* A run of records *
▶

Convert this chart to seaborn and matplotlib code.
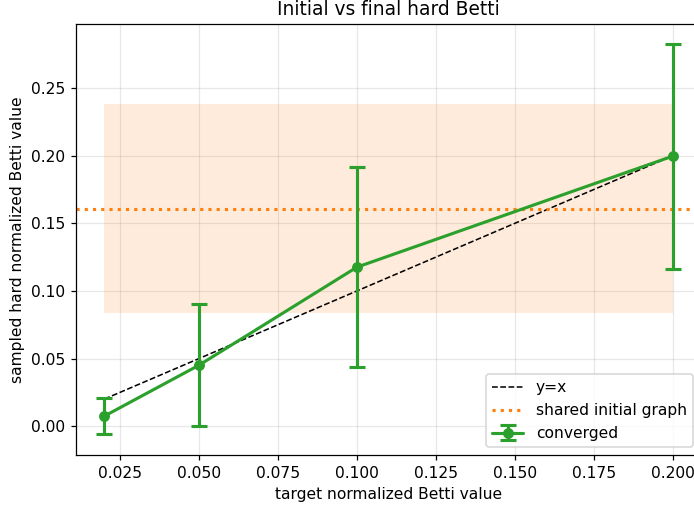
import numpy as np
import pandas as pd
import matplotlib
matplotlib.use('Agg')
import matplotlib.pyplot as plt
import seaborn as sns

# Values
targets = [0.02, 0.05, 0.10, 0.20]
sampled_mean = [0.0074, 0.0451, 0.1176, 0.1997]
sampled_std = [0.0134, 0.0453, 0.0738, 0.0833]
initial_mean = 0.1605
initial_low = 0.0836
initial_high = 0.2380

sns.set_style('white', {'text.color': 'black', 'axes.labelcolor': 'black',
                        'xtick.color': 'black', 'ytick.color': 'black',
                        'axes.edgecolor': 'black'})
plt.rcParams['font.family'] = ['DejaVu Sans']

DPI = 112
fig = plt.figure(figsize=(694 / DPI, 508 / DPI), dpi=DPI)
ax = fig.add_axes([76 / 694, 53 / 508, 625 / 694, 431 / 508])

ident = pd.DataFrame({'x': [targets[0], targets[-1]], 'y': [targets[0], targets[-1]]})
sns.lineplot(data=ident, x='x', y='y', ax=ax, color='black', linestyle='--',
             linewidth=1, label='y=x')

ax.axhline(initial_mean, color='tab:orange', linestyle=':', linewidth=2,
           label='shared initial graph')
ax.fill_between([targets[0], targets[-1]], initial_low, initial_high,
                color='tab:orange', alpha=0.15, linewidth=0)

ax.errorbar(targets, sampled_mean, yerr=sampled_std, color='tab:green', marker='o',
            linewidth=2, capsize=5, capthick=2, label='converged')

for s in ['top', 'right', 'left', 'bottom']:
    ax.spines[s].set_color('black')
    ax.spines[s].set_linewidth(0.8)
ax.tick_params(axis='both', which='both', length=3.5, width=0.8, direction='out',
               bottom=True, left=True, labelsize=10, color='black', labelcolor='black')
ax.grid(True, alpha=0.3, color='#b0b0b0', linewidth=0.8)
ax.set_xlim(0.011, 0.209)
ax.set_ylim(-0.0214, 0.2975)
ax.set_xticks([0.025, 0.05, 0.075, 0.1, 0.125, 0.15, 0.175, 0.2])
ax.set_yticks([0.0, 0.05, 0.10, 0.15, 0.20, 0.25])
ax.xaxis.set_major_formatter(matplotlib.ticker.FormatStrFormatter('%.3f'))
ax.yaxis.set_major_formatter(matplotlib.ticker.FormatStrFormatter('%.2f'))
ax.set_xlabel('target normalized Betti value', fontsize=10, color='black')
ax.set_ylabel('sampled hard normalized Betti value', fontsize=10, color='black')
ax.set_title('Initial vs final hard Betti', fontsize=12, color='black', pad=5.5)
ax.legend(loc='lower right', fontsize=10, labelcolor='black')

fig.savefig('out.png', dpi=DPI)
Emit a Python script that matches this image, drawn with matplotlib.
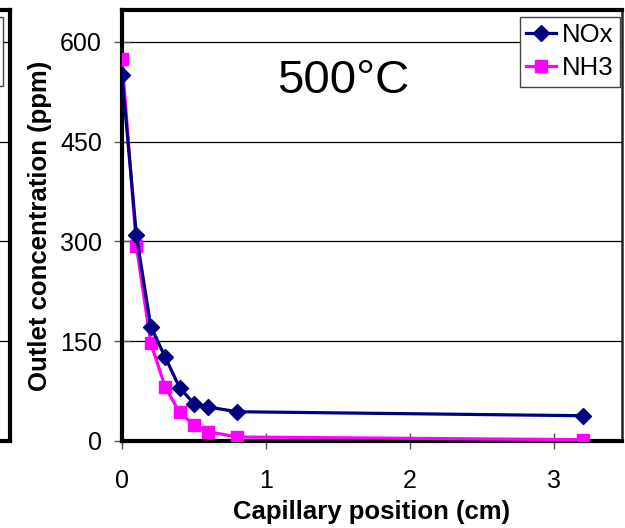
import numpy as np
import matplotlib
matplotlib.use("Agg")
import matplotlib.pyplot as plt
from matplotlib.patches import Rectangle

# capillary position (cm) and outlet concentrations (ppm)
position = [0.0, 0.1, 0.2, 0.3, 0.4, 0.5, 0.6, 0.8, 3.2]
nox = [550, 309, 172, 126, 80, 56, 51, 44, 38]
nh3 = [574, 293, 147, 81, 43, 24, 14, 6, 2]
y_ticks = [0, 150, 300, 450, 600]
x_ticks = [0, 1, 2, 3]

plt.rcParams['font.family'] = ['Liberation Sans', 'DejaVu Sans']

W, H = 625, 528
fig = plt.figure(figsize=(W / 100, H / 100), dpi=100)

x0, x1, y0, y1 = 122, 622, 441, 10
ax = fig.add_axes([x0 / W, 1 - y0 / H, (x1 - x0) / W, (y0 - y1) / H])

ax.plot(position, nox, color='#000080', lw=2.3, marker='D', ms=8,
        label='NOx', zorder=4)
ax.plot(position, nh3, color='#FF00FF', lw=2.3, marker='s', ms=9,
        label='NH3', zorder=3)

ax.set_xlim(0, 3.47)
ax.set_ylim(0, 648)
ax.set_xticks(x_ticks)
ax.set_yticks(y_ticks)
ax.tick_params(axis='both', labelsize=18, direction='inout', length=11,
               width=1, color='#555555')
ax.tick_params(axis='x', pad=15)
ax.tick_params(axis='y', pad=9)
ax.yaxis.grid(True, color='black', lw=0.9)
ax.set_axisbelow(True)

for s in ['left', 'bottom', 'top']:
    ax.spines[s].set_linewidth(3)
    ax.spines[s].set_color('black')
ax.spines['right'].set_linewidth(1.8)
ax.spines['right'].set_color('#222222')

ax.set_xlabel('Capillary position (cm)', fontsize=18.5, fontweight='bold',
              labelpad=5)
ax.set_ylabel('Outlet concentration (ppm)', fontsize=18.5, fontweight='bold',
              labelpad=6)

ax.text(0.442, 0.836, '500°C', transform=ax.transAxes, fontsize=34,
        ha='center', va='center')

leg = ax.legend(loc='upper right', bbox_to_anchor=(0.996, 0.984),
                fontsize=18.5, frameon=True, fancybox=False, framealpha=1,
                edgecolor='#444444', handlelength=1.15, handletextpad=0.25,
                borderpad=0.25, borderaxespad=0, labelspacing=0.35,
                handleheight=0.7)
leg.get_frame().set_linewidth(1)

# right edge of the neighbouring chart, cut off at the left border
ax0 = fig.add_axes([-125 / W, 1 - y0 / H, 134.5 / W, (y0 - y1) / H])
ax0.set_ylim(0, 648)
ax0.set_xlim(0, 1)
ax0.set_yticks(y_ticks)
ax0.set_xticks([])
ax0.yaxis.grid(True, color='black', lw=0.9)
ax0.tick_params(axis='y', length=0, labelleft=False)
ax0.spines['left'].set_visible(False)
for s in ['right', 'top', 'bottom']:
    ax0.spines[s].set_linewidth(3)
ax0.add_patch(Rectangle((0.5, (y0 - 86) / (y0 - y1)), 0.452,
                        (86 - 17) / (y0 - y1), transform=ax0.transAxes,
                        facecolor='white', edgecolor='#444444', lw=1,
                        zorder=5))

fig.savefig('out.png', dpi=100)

◀

* Problem to solve *
Write out all the entries again, word for word, and print no images.

* Problem solution *
Convert this chart to seaborn and matplotlib code.
import numpy as np
import pandas as pd
import matplotlib
matplotlib.use('Agg')
import matplotlib.pyplot as plt
import seaborn as sns

# Values
targets = [0.02, 0.05, 0.10, 0.20]
sampled_mean = [0.0074, 0.0451, 0.1176, 0.1997]
sampled_std = [0.0134, 0.0453, 0.0738, 0.0833]
initial_mean = 0.1605
initial_low = 0.0836
initial_high = 0.2380

sns.set_style('white', {'text.color': 'black', 'axes.labelcolor': 'black',
                        'xtick.color': 'black', 'ytick.color': 'black',
                        'axes.edgecolor': 'black'})
plt.rcParams['font.family'] = ['DejaVu Sans']

DPI = 112
fig = plt.figure(figsize=(694 / DPI, 508 / DPI), dpi=DPI)
ax = fig.add_axes([76 / 694, 53 / 508, 625 / 694, 431 / 508])

ident = pd.DataFrame({'x': [targets[0], targets[-1]], 'y': [targets[0], targets[-1]]})
sns.lineplot(data=ident, x='x', y='y', ax=ax, color='black', linestyle='--',
             linewidth=1, label='y=x')

ax.axhline(initial_mean, color='tab:orange', linestyle=':', linewidth=2,
           label='shared initial graph')
ax.fill_between([targets[0], targets[-1]], initial_low, initial_high,
                color='tab:orange', alpha=0.15, linewidth=0)

ax.errorbar(targets, sampled_mean, yerr=sampled_std, color='tab:green', marker='o',
            linewidth=2, capsize=5, capthick=2, label='converged')

for s in ['top', 'right', 'left', 'bottom']:
    ax.spines[s].set_color('black')
    ax.spines[s].set_linewidth(0.8)
ax.tick_params(axis='both', which='both', length=3.5, width=0.8, direction='out',
               bottom=True, left=True, labelsize=10, color='black', labelcolor='black')
ax.grid(True, alpha=0.3, color='#b0b0b0', linewidth=0.8)
ax.set_xlim(0.011, 0.209)
ax.set_ylim(-0.0214, 0.2975)
ax.set_xticks([0.025, 0.05, 0.075, 0.1, 0.125, 0.15, 0.175, 0.2])
ax.set_yticks([0.0, 0.05, 0.10, 0.15, 0.20, 0.25])
ax.xaxis.set_major_formatter(matplotlib.ticker.FormatStrFormatter('%.3f'))
ax.yaxis.set_major_formatter(matplotlib.ticker.FormatStrFormatter('%.2f'))
ax.set_xlabel('target normalized Betti value', fontsize=10, color='black')
ax.set_ylabel('sampled hard normalized Betti value', fontsize=10, color='black')
ax.set_title('Initial vs final hard Betti', fontsize=12, color='black', pad=5.5)
ax.legend(loc='lower right', fontsize=10, labelcolor='black')

fig.savefig('out.png', dpi=DPI)
Emit a Python script that matches this image, drawn with matplotlib.
import numpy as np
import matplotlib
matplotlib.use("Agg")
import matplotlib.pyplot as plt
from matplotlib.patches import Rectangle

# capillary position (cm) and outlet concentrations (ppm)
position = [0.0, 0.1, 0.2, 0.3, 0.4, 0.5, 0.6, 0.8, 3.2]
nox = [550, 309, 172, 126, 80, 56, 51, 44, 38]
nh3 = [574, 293, 147, 81, 43, 24, 14, 6, 2]
y_ticks = [0, 150, 300, 450, 600]
x_ticks = [0, 1, 2, 3]

plt.rcParams['font.family'] = ['Liberation Sans', 'DejaVu Sans']

W, H = 625, 528
fig = plt.figure(figsize=(W / 100, H / 100), dpi=100)

x0, x1, y0, y1 = 122, 622, 441, 10
ax = fig.add_axes([x0 / W, 1 - y0 / H, (x1 - x0) / W, (y0 - y1) / H])

ax.plot(position, nox, color='#000080', lw=2.3, marker='D', ms=8,
        label='NOx', zorder=4)
ax.plot(position, nh3, color='#FF00FF', lw=2.3, marker='s', ms=9,
        label='NH3', zorder=3)

ax.set_xlim(0, 3.47)
ax.set_ylim(0, 648)
ax.set_xticks(x_ticks)
ax.set_yticks(y_ticks)
ax.tick_params(axis='both', labelsize=18, direction='inout', length=11,
               width=1, color='#555555')
ax.tick_params(axis='x', pad=15)
ax.tick_params(axis='y', pad=9)
ax.yaxis.grid(True, color='black', lw=0.9)
ax.set_axisbelow(True)

for s in ['left', 'bottom', 'top']:
    ax.spines[s].set_linewidth(3)
    ax.spines[s].set_color('black')
ax.spines['right'].set_linewidth(1.8)
ax.spines['right'].set_color('#222222')

ax.set_xlabel('Capillary position (cm)', fontsize=18.5, fontweight='bold',
              labelpad=5)
ax.set_ylabel('Outlet concentration (ppm)', fontsize=18.5, fontweight='bold',
              labelpad=6)

ax.text(0.442, 0.836, '500°C', transform=ax.transAxes, fontsize=34,
        ha='center', va='center')

leg = ax.legend(loc='upper right', bbox_to_anchor=(0.996, 0.984),
                fontsize=18.5, frameon=True, fancybox=False, framealpha=1,
                edgecolor='#444444', handlelength=1.15, handletextpad=0.25,
                borderpad=0.25, borderaxespad=0, labelspacing=0.35,
                handleheight=0.7)
leg.get_frame().set_linewidth(1)

# right edge of the neighbouring chart, cut off at the left border
ax0 = fig.add_axes([-125 / W, 1 - y0 / H, 134.5 / W, (y0 - y1) / H])
ax0.set_ylim(0, 648)
ax0.set_xlim(0, 1)
ax0.set_yticks(y_ticks)
ax0.set_xticks([])
ax0.yaxis.grid(True, color='black', lw=0.9)
ax0.tick_params(axis='y', length=0, labelleft=False)
ax0.spines['left'].set_visible(False)
for s in ['right', 'top', 'bottom']:
    ax0.spines[s].set_linewidth(3)
ax0.add_patch(Rectangle((0.5, (y0 - 86) / (y0 - y1)), 0.452,
                        (86 - 17) / (y0 - y1), transform=ax0.transAxes,
                        facecolor='white', edgecolor='#444444', lw=1,
                        zorder=5))

fig.savefig('out.png', dpi=100)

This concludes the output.